* WHAT TO PRODUCE
Would you transcribe the listing that follows, character for character, and omit its images?

•••••

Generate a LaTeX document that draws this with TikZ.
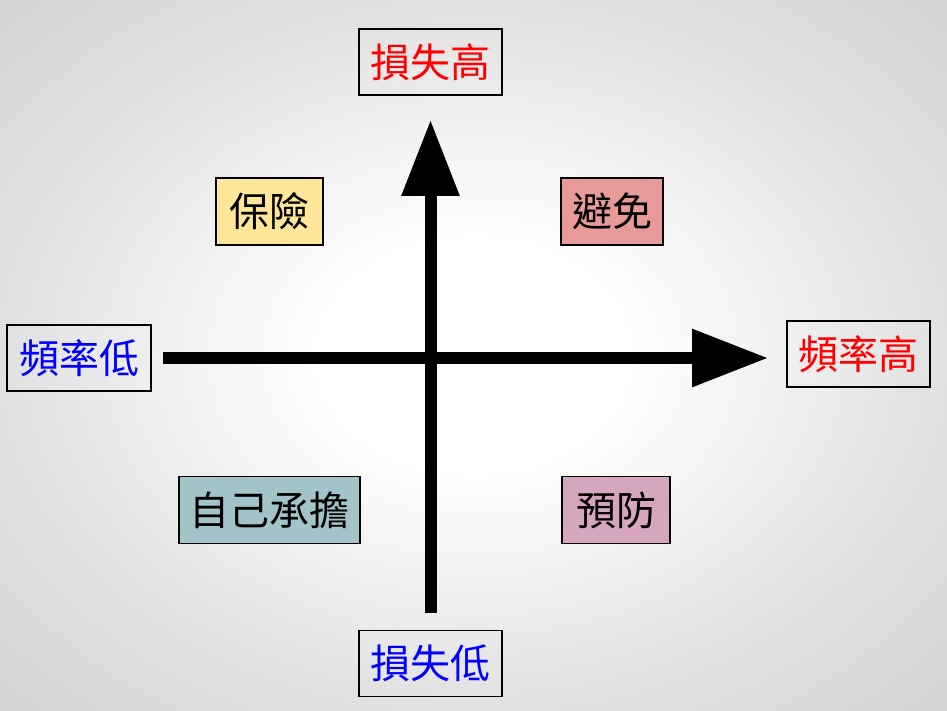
\documentclass[tikz,border=0pt]{standalone}
\usepackage{fontspec}
\newfontfamily\cjk{Noto Sans CJK TC}
\usetikzlibrary{arrows.meta}
\definecolor{highred}{RGB}{255,0,0}
\definecolor{lowblue}{RGB}{0,0,255}
\definecolor{insyellow}{RGB}{255,230,153}
\definecolor{avoidred}{RGB}{232,154,152}
\definecolor{selfteal}{RGB}{162,196,201}
\definecolor{prevpink}{RGB}{213,166,189}
\pgfdeclareradialshading{slidebg}{\pgfpoint{0bp}{0bp}}{color(0bp)=(white); color(8bp)=(white); color(25bp)=(black!12); color(36bp)=(black!17); color(50bp)=(black!17)}

\begin{document}
\begin{tikzpicture}[
  x=1pt, y=-1pt,
  lbl/.style={rectangle, draw=black, line width=1.6pt, minimum height=66pt,
              inner sep=0pt, font=\cjk\fontsize{40}{44}\selectfont},
  quad/.style={lbl, minimum height=67pt},
  axis/.style={line width=12pt, -{Triangle[length=76pt, width=55pt]}},
]
  \useasboundingbox (0,0) rectangle (947,711);
  \shade[shading=slidebg] (0,0) rectangle (947,711);

  % axis ends
  \node[lbl, minimum width=143pt, text=highred] (losshi) at (430.5,62) {損失高};
  \node[lbl, minimum width=143pt, text=lowblue] (losslo) at (430.5,663.5) {損失低};
  \node[lbl, minimum width=144pt, text=lowblue] (freqlo) at (79,358) {頻率低};
  \node[lbl, minimum width=143pt, text=highred] (freqhi) at (858.5,354) {頻率高};

  % quadrants
  \node[quad, minimum width=107pt, fill=insyellow] (insure) at (269.5,211.5) {保險};
  \node[quad, minimum width=102pt, fill=avoidred] (avoid) at (612,211.5) {避免};
  \node[quad, minimum width=181pt, fill=selfteal] (retain) at (269.5,510) {自己承擔};
  \node[quad, minimum width=108pt, fill=prevpink] (prevent) at (616,510) {預防};

  \draw[axis, shorten <=17pt, shorten >=24pt] (losslo) -- (losshi);
  \draw[axis, shorten <=11pt, shorten >=18pt] (freqlo) -- (freqlo -| freqhi.west);
\end{tikzpicture}
\end{document}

•••••

* TASK RESPONSE
Generate a LaTeX document that draws this with TikZ.
\documentclass[tikz,border=0pt]{standalone}
\usepackage{fontspec}
\newfontfamily\cjk{Noto Sans CJK TC}
\usetikzlibrary{arrows.meta}
\definecolor{highred}{RGB}{255,0,0}
\definecolor{lowblue}{RGB}{0,0,255}
\definecolor{insyellow}{RGB}{255,230,153}
\definecolor{avoidred}{RGB}{232,154,152}
\definecolor{selfteal}{RGB}{162,196,201}
\definecolor{prevpink}{RGB}{213,166,189}
\pgfdeclareradialshading{slidebg}{\pgfpoint{0bp}{0bp}}{color(0bp)=(white); color(8bp)=(white); color(25bp)=(black!12); color(36bp)=(black!17); color(50bp)=(black!17)}

\begin{document}
\begin{tikzpicture}[
  x=1pt, y=-1pt,
  lbl/.style={rectangle, draw=black, line width=1.6pt, minimum height=66pt,
              inner sep=0pt, font=\cjk\fontsize{40}{44}\selectfont},
  quad/.style={lbl, minimum height=67pt},
  axis/.style={line width=12pt, -{Triangle[length=76pt, width=55pt]}},
]
  \useasboundingbox (0,0) rectangle (947,711);
  \shade[shading=slidebg] (0,0) rectangle (947,711);

  % axis ends
  \node[lbl, minimum width=143pt, text=highred] (losshi) at (430.5,62) {損失高};
  \node[lbl, minimum width=143pt, text=lowblue] (losslo) at (430.5,663.5) {損失低};
  \node[lbl, minimum width=144pt, text=lowblue] (freqlo) at (79,358) {頻率低};
  \node[lbl, minimum width=143pt, text=highred] (freqhi) at (858.5,354) {頻率高};

  % quadrants
  \node[quad, minimum width=107pt, fill=insyellow] (insure) at (269.5,211.5) {保險};
  \node[quad, minimum width=102pt, fill=avoidred] (avoid) at (612,211.5) {避免};
  \node[quad, minimum width=181pt, fill=selfteal] (retain) at (269.5,510) {自己承擔};
  \node[quad, minimum width=108pt, fill=prevpink] (prevent) at (616,510) {預防};

  \draw[axis, shorten <=17pt, shorten >=24pt] (losslo) -- (losshi);
  \draw[axis, shorten <=11pt, shorten >=18pt] (freqlo) -- (freqlo -| freqhi.west);
\end{tikzpicture}
\end{document}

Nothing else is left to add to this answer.